Publishers Weekly, 1993.

"Jonas lives in a world that many of us have longed for. There is no war, poverty, or family turmoil, and so no fear, no hardship, no everyday discontent, no long-term terror. Jonas is named to the most prestigious and unusual job in the community--the Receiver of Memory. There is only one Receiver, and when he grows old, he trains his successor. Jonas is both puzzled and frightened by his job, which requires him to receive all the memories of their world and the land that lies beyond their community, Elsewhere. Readers lulled by the warmth and safety of the community will find themselves quite surprised as the darkness unfolds them. What the former Receiver, now the Giver, has to tell Jonas rocks the boy's sense of self and turns inside out the life has known. At first, the Giver offers benign memories--of snow, sunshine, and color, things that existed before the community went to Sameness--and the boy grieves for what has been lost. But soon Jonas receives memories of pain and death, and then he is torn. Perhaps his community's decision to shelter the citizens from the world's sorrow has been correct. Yet by going to Sameness, the community has also eliminated all possibilities for choice, and finally, for happiness.

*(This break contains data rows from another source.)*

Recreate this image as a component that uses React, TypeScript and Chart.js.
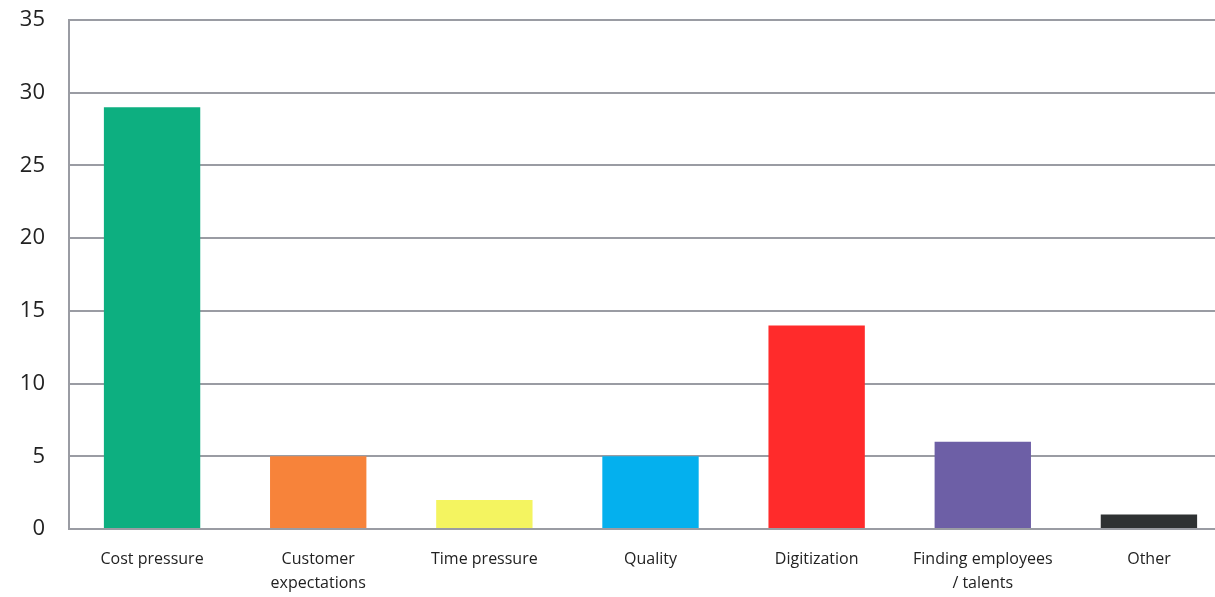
import React, { useEffect, useRef } from "react";
import { Chart, registerables } from "chart.js";

Chart.register(...registerables);

const categories: (string | string[])[] = [
  "Cost pressure",
  ["Customer", "expectations"],
  "Time pressure",
  "Quality",
  "Digitization",
  ["Finding employees", "/ talents"],
  "Other",
];
const values: number[] = [29, 5, 2, 5, 14, 6, 1];
const barColors: string[] = [
  "#0DAF80",
  "#F7833A",
  "#F4F460",
  "#04B0EE",
  "#FF2B2B",
  "#6D5FA6",
  "#2F3233",
];
const yTicks: number[] = [0, 5, 10, 15, 20, 25, 30, 35];

export default function App() {
  const ref = useRef<HTMLCanvasElement | null>(null);
  useEffect(() => {
    if (!ref.current) return;
    const chart = new Chart(ref.current, {
      type: "bar",
      data: {
        labels: categories,
        datasets: [
          {
            data: values,
            backgroundColor: barColors,
            borderWidth: 0,
            barPercentage: 0.58,
            categoryPercentage: 1,
          },
        ],
      },
      options: {
        animation: false,
        responsive: false,
        maintainAspectRatio: false,
        layout: { padding: { top: 20, left: 0, right: 0, bottom: 0 } },
        plugins: { legend: { display: false }, tooltip: { enabled: false } },
        scales: {
          x: {
            grid: { display: false, drawTicks: false },
            border: { display: true, color: "#9A9CA3", width: 2 },
            ticks: {
              color: "#222",
              font: { family: "Open Sans", size: 16, lineHeight: 1.5 },
              padding: 18,
              maxRotation: 0,
              autoSkip: false,
            },
            afterFit: (s: any) => {
              s.height = 68;
              s.paddingLeft = 0;
              s.paddingRight = 0;
            },
          },
          y: {
            min: 0,
            max: 35,
            afterBuildTicks: (s: any) => {
              s.ticks = yTicks.map((v) => ({ value: v }));
            },
            grid: { color: "#9A9CA3", lineWidth: 2, drawTicks: false },
            border: { display: true, color: "#9A9CA3", width: 2 },
            ticks: {
              color: "#222",
              font: { family: "Open Sans", size: 22 },
              padding: 24,
            },
            afterFit: (s: any) => {
              s.width = 69;
              s.paddingTop = 0;
              s.paddingBottom = 0;
            },
          },
        },
      },
    });
    return () => chart.destroy();
  }, []);
  return (
    <div
      style={{
        position: "fixed",
        left: 0,
        top: 0,
        width: 1215,
        height: 597,
        overflow: "hidden",
        background: "#fff",
      }}
    >
      <canvas ref={ref} width={1232} height={597} style={{ display: "block" }} />
    </div>
  );
}
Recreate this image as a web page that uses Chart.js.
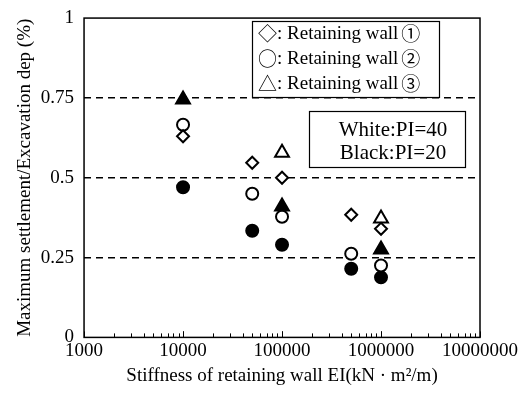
<!DOCTYPE html>
<html>
<head>
<meta charset="utf-8">
<script src="https://cdn.jsdelivr.net/npm/chart.js@4"></script>
<style>
    html, body { margin: 0; padding: 0; background: #fff; }
    #wrap { width: 520px; height: 393px; }
</style>
</head>
<body>
<div id="wrap"><canvas id="chart"></canvas></div>
<script>
const FONT = "'Liberation Serif', 'Times New Roman', serif";
const SYM_FONT = "'Noto Sans CJK JP', 'DejaVu Sans', sans-serif";

// Stiffness EI (kN·m2/m) for each group of walls
const stiffness = [10000, 50000, 100000, 500000, 1000000];

// Maximum settlement / excavation depth (%)
const wall1White = [0.63, 0.547, 0.50, 0.384, 0.34];
const wall2White = [0.666, 0.45, 0.378, 0.262, 0.225];
const wall2Black = [0.47, 0.334, 0.29, 0.215, 0.188];
const wall3White = [null, null, 0.578, null, 0.372];
const wall3Black = [0.745, null, 0.41, null, 0.275];

const xTicks = [1000, 10000, 100000, 1000000, 10000000];
const yTicks = [0, 0.25, 0.5, 0.75, 1];

const legendSymbols = ['\u25C7', '\u25CB', '\u25B3'];
const legendNumbers = ['\u2460', '\u2461', '\u2462'];
const legendText = ': Retaining wall';
const noteLines = ['White:PI=40', 'Black:PI=20'];

const toPoints = (vals) => stiffness
    .map((x, i) => ({ x, y: vals[i] }))
    .filter(p => p.y !== null);

const makeSet = (label, vals, style, filled, radius) => ({
    label,
    data: toPoints(vals),
    pointStyle: style,
    pointRadius: radius,
    pointHoverRadius: radius,
    pointBorderWidth: 2,
    pointBorderColor: '#000',
    pointBackgroundColor: filled ? '#000' : '#fff',
    showLine: false
});

// Frame, inward ticks on the x axis, legend and note boxes.
const decorations = {
    id: 'decorations',
    afterDraw(chart) {
        const { ctx, chartArea: a, scales: { x } } = chart;
        ctx.save();
        ctx.strokeStyle = '#000';
        ctx.lineWidth = 1.5;
        ctx.strokeRect(a.left, a.top, a.right - a.left, a.bottom - a.top);

        ctx.lineWidth = 1;
        ctx.beginPath();
        for (let dec = 1000; dec < 10000000; dec *= 10) {
            for (let m = 1; m <= 10; m++) {
                const px = Math.round(x.getPixelForValue(dec * m)) + 0.5;
                const len = (m === 1 || m === 10) ? 6 : 4;
                ctx.moveTo(px, a.bottom);
                ctx.lineTo(px, a.bottom - len);
            }
        }
        ctx.stroke();

        // legend box
        ctx.lineWidth = 1.2;
        ctx.fillStyle = '#fff';
        ctx.fillRect(252, 21, 187, 76);
        ctx.strokeRect(252.5, 21.5, 187, 76);
        ctx.fillStyle = '#000';
        ctx.textBaseline = 'middle';
        ctx.textAlign = 'left';
        legendSymbols.forEach((s, i) => {
            const y = 34 + i * 25;
            let cx = 258;
            ctx.font = '19px ' + SYM_FONT;
            ctx.fillText(s, cx, y);
            cx += ctx.measureText(s).width;
            ctx.font = '19px ' + FONT;
            ctx.fillText(legendText, cx, y);
            cx += ctx.measureText(legendText).width + 3;
            ctx.font = '19px ' + SYM_FONT;
            ctx.fillText(legendNumbers[i], cx, y);
        });

        // PI note box
        ctx.fillStyle = '#fff';
        ctx.fillRect(309, 111, 156, 56);
        ctx.strokeRect(309.5, 111.5, 156, 56);
        ctx.fillStyle = '#000';
        ctx.font = '21px ' + FONT;
        ctx.textAlign = 'center';
        noteLines.forEach((t, i) => ctx.fillText(t, 393, 130 + i * 23));
        ctx.restore();
    }
};

new Chart(document.getElementById('chart'), {
    type: 'scatter',
    data: {
        datasets: [
            makeSet('Wall 1 PI=40', wall1White, 'rectRot', false, 6),
            makeSet('Wall 2 PI=40', wall2White, 'circle', false, 6),
            makeSet('Wall 2 PI=20', wall2Black, 'circle', true, 6),
            makeSet('Wall 3 PI=40', wall3White, 'triangle', false, 8),
            makeSet('Wall 3 PI=20', wall3Black, 'triangle', true, 8)
        ]
    },
    options: {
        responsive: true,
        maintainAspectRatio: false,
        animation: false,
        layout: { padding: { top: 0, right: 4, left: 14, bottom: 6 } },
        plugins: {
            legend: { display: false },
            tooltip: { enabled: false }
        },
        scales: {
            x: {
                type: 'logarithmic',
                min: 1000,
                max: 10000000,
                afterBuildTicks: (s) => { s.ticks = xTicks.map(v => ({ value: v })); },
                grid: { display: false, drawTicks: false },
                border: { display: false },
                ticks: {
                    color: '#000',
                    font: { family: FONT, size: 19 },
                    padding: 2,
                    maxRotation: 0,
                    autoSkip: false,
                    callback: (v) => String(v)
                },
                title: {
                    display: true,
                    text: 'Stiffness of retaining wall EI(kN \u00B7 m\u00B2/m)',
                    color: '#000',
                    font: { family: FONT, size: 19 },
                    padding: { top: 0, bottom: 0 }
                }
            },
            y: {
                min: 0,
                max: 1,
                afterBuildTicks: (s) => { s.ticks = yTicks.map(v => ({ value: v })); },
                grid: {
                    drawTicks: false,
                    color: (c) => (c.tick && (c.tick.value === 0 || c.tick.value === 1)) ? 'rgba(0,0,0,0)' : '#000',
                    lineWidth: 1.5
                },
                border: { display: false, dash: [7, 5] },
                ticks: {
                    color: '#000',
                    font: { family: FONT, size: 19, lineHeight: 0.85 },
                    padding: 10,
                    callback: (v) => String(v)
                },
                title: {
                    display: true,
                    text: 'Maximum settlement/Excavation dep (%)',
                    color: '#000',
                    font: { family: FONT, size: 19 },
                    padding: { top: 0, bottom: -6 }
                }
            }
        }
    },
    plugins: [decorations]
});
</script>
</body>
</html>
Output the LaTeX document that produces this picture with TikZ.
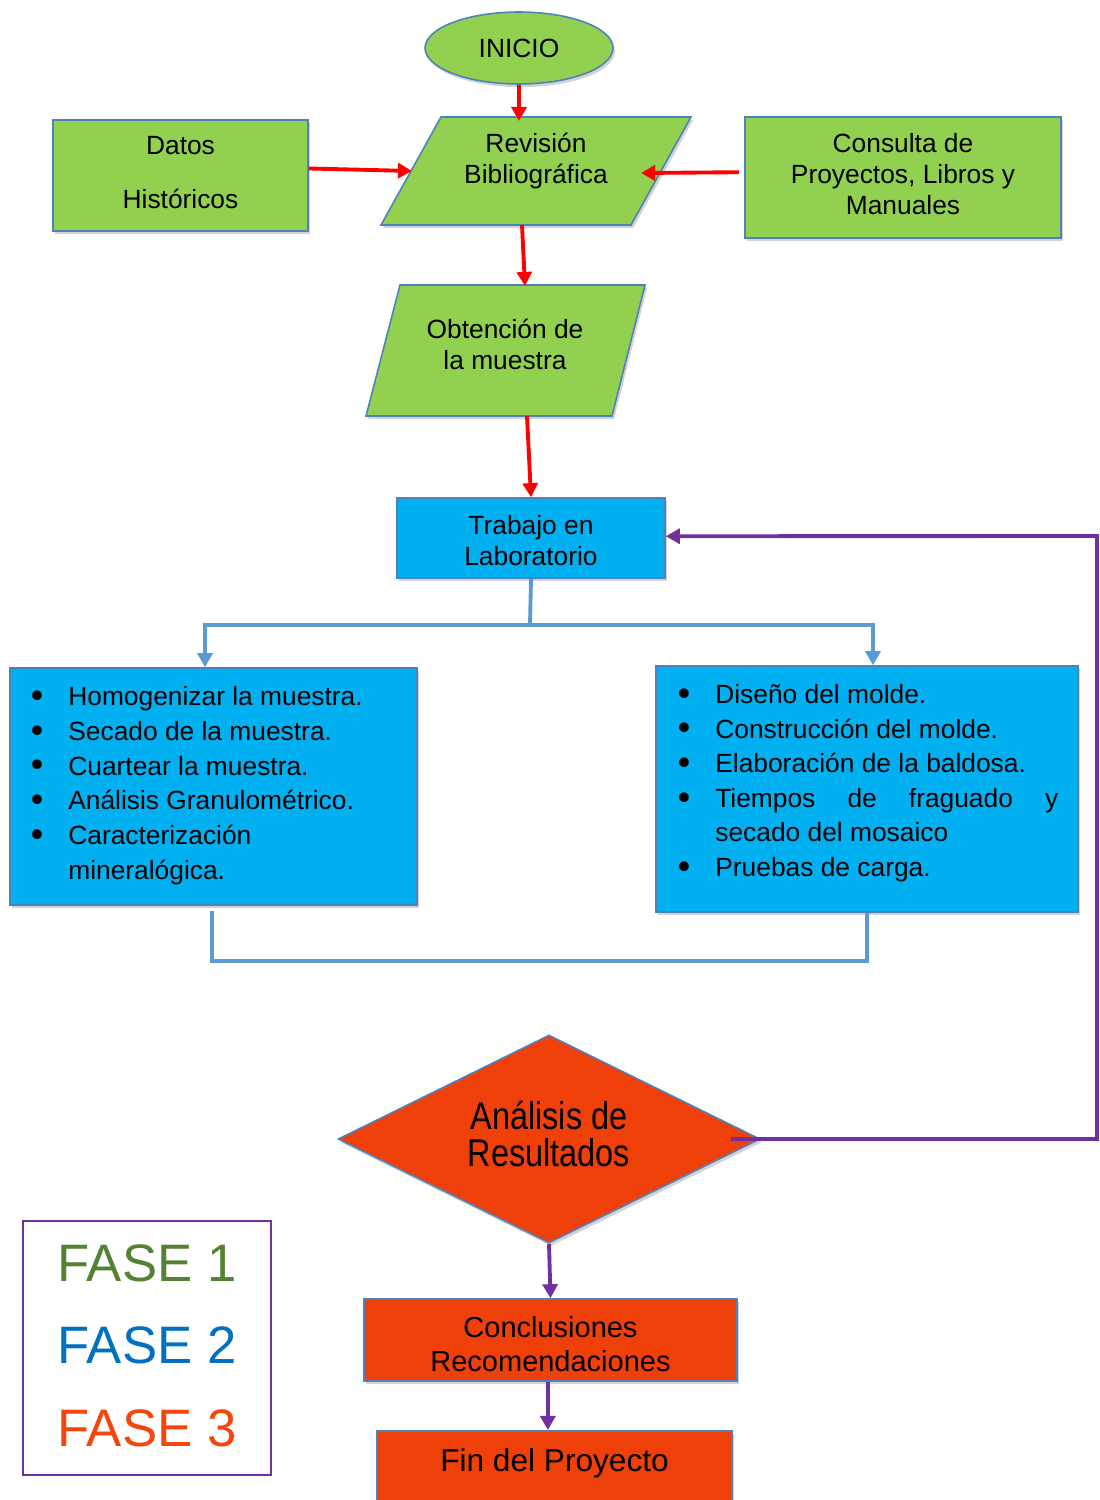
\documentclass[tikz,border=0pt]{standalone}
\usepackage{fontspec}
\setmainfont{Liberation Sans}
\newfontfamily\narrowfont[FakeStretch=0.84]{Liberation Sans}
\usetikzlibrary{shapes.geometric,shadows,arrows.meta,calc}
\definecolor{fgreen}{RGB}{146,208,80}
\definecolor{fblue}{RGB}{0,176,240}
\definecolor{fred}{RGB}{240,64,10}
\definecolor{bord}{RGB}{79,129,189}
\definecolor{lblue}{RGB}{91,155,213}
\definecolor{purp}{RGB}{112,48,160}
\definecolor{faseone}{RGB}{84,130,53}
\definecolor{fasetwo}{RGB}{0,112,192}
\definecolor{fasethree}{RGB}{244,70,12}
\newcommand\fcbullet{\makebox[0.75cm][l]{\raisebox{-1pt}{\scalebox{1.35}{•}}}}
\newcommand\lifttext[2]{\raisebox{#1}[\height][\depth]{\begin{tabular}{@{}c@{}}#2\end{tabular}}}
\begin{document}
\begin{tikzpicture}[x=0.02cm,y=-0.02cm,
  shd/.style={drop shadow={shadow xshift=1.2pt,shadow yshift=-1.8pt,opacity=0.35}},
  box/.style={draw=bord,line width=0.9pt,shd,text=black,align=center,font=\fontsize{15}{17.6}\selectfont},
  gbox/.style={box,fill=fgreen},
  bbox/.style={box,fill=fblue},
  rbox/.style={box,fill=fred},
  txt/.style={align=center,text=black,font=\fontsize{15}{17.6}\selectfont},
  listtxt/.style={align=left,inner sep=0pt,text=black,font=\fontsize{15}{19.7}\selectfont},
  tip/.style={-{Triangle[length=8pt,width=8.5pt]}},
  redarr/.style={draw=red,line width=2.2pt,tip},
  bluearr/.style={draw=lblue,line width=2.2pt,tip},
  blueln/.style={draw=lblue,line width=2.2pt},
  purarr/.style={draw=purp,line width=2.2pt,tip},
  fase/.style={font=\fontsize{30}{36}\selectfont}
]
\clip (0,0) rectangle (1099,1500);

% ---------- Phase 1 ----------
\node[gbox,ellipse,minimum width=3.76cm,minimum height=1.44cm] (inicio) at (519,48) {INICIO};

\filldraw[draw=bord,line width=0.9pt,fill=fgreen,shd] (441,117) -- (691,117) -- (631,225) -- (381,225) -- cycle;
\node[txt] (rev) at (536,161) {Revisión\\Bibliográfica};
\coordinate (revT) at (519,121);
\coordinate (revL) at (412,171);
\coordinate (revR) at (641,173);
\coordinate (revB) at (522,225);

\node[gbox,minimum width=5.1cm,minimum height=2.22cm] (datos) at (180.5,175.5) {\lifttext{0.1pt}{Datos\\[12.6pt]Históricos}};
\node[gbox,minimum width=6.32cm,minimum height=2.42cm] (consulta) at (903,177.5) {\lifttext{0.1pt}{Consulta de\\Proyectos, Libros y\\Manuales}};

\filldraw[draw=bord,line width=0.9pt,fill=fgreen,shd] (400,285) -- (645,285) -- (612,416) -- (366,416) -- cycle;
\node[txt] (obt) at (505,344.5) {Obtención de\\la muestra};
\coordinate (obtT) at (525,286);
\coordinate (obtB) at (527,416);

\draw[redarr] (inicio.south) -- (revT);
\draw[redarr] ([yshift=4pt]datos.east) -- (revL);
\draw[redarr] ([xshift=-3pt,yshift=3pt]consulta.west) -- (revR);
\draw[redarr] (revB) -- (obtT);

% ---------- Phase 2 ----------
\node[bbox,minimum width=5.36cm,minimum height=1.6cm] (trabajo) at (531,538) {\lifttext{-3.4pt}{Trabajo en\\Laboratorio}};
\draw[redarr] (obtB) -- (trabajo.north);

\node[bbox,minimum width=8.14cm,minimum height=4.74cm] (leftbox) at (213.5,786.5) {};
\node[listtxt,anchor=north west] (leftlist) at (30.5,686.5) {\fcbullet Homogenizar la muestra.\\
\fcbullet Secado de la muestra.\\
\fcbullet Cuartear la muestra.\\
\fcbullet Análisis Granulométrico.\\
\fcbullet Caracterización\\
\hspace*{0.75cm}mineralógica.};

\node[bbox,minimum width=8.44cm,minimum height=4.92cm] (rightbox) at (867,789) {};
\node[listtxt,anchor=north west] (rightlist) at (677.5,684) {\fcbullet Diseño del molde.\\
\fcbullet Construcción del molde.\\
\fcbullet Elaboración de la baldosa.\\
\fcbullet\makebox[6.86cm][s]{Tiempos de fraguado y}\\
\hspace*{0.75cm}secado del mosaico\\
\fcbullet Pruebas de carga.};

\coordinate (split) at (530,625);
\draw[blueln] (trabajo.south) -- (split);
\draw[bluearr] (split) -| ([xshift=-4.8pt]leftbox.north);
\draw[bluearr] (split) -| ([xshift=3.4pt]rightbox.north);

\coordinate (bracket) at (540,961);
\draw[blueln] ([xshift=-0.8pt,yshift=-3pt]leftbox.south) |- (bracket) -| (rightbox.south);

% ---------- Phase 3 ----------
\node[rbox,diamond,aspect=2,minimum width=8.44cm,minimum height=4.16cm,inner sep=0pt,font=\narrowfont\fontsize{22}{21}\selectfont] (analisis) at (549,1139) {\lifttext{-0.3pt}{Análisis de\\[-1.1pt]Resultados}};

\node[rbox,minimum width=7.46cm,minimum height=1.64cm,font=\fontsize{16.5}{19.3}\selectfont] (concl) at (550.5,1340) {\lifttext{-4.5pt}{Conclusiones\\Recomendaciones}};
\node[rbox,anchor=north,minimum width=7.1cm,minimum height=2cm,font=\fontsize{18}{21}\selectfont] (fin) at (554.5,1430) {\raisebox{0.34cm}[\height][\depth]{Fin del Proyecto}};

\coordinate (loopB) at (1097,1139);
\coordinate (loopT) at (1097,536);
\draw[purarr] ([xshift=-0.6cm]analisis.east) -- (loopB) -- (loopT) -- ([yshift=1pt]trabajo.east);
\draw[purarr] (analisis.south) -- (concl.north);
\draw[purarr] ([xshift=-1.5pt]concl.south) -- ([xshift=-1.5pt]concl.south |- fin.north);

% ---------- Legend ----------
\node[draw=purp,line width=1.2pt,minimum width=4.96cm,minimum height=5.08cm] (legend) at (147,1348) {};
\node[fase,text=faseone] (f1) at (147,1263) {FASE 1};
\node[fase,text=fasetwo] (f2) at (147,1345) {FASE 2};
\node[fase,text=fasethree] (f3) at (147,1428) {FASE 3};
\end{tikzpicture}
\end{document}
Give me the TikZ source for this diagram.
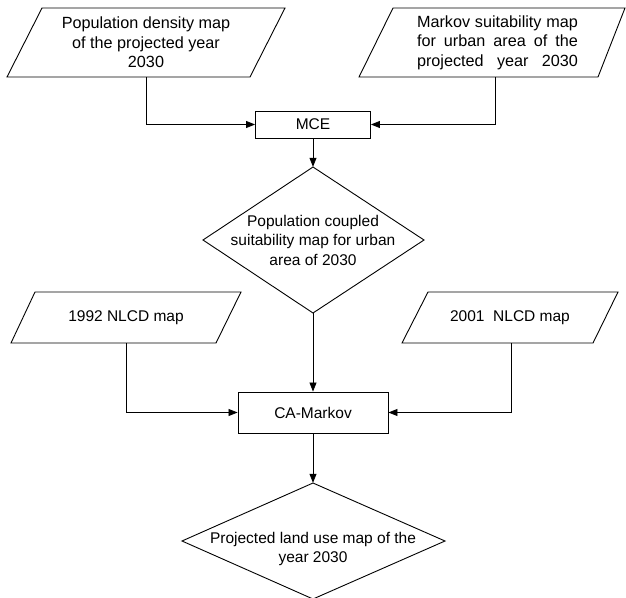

The simplicity and directness of Lowry's writing forces readers to grapple with their own thoughts about this dichotomy; though it is clear what the right answer is, the allure of a life without pain will give even the least philosophical of readers something to ponder. Lowry's ending is the most unsatisfying element of the book. With the book's tension level raised so high, readers want closure, not ambiguity. Anti-Utopian novels have an enduring appeal. This one makes an especially good introduction to the genre because it doesn't load the dice by presenting the idea of a community structured around safety as totally negative. There's a distinctly appealing comfort in sameness that kids--especially junior high kids--will recognize. Yet the choice is clear. Sameness versus freedom, happiness at the risk of pain. Something to talk about."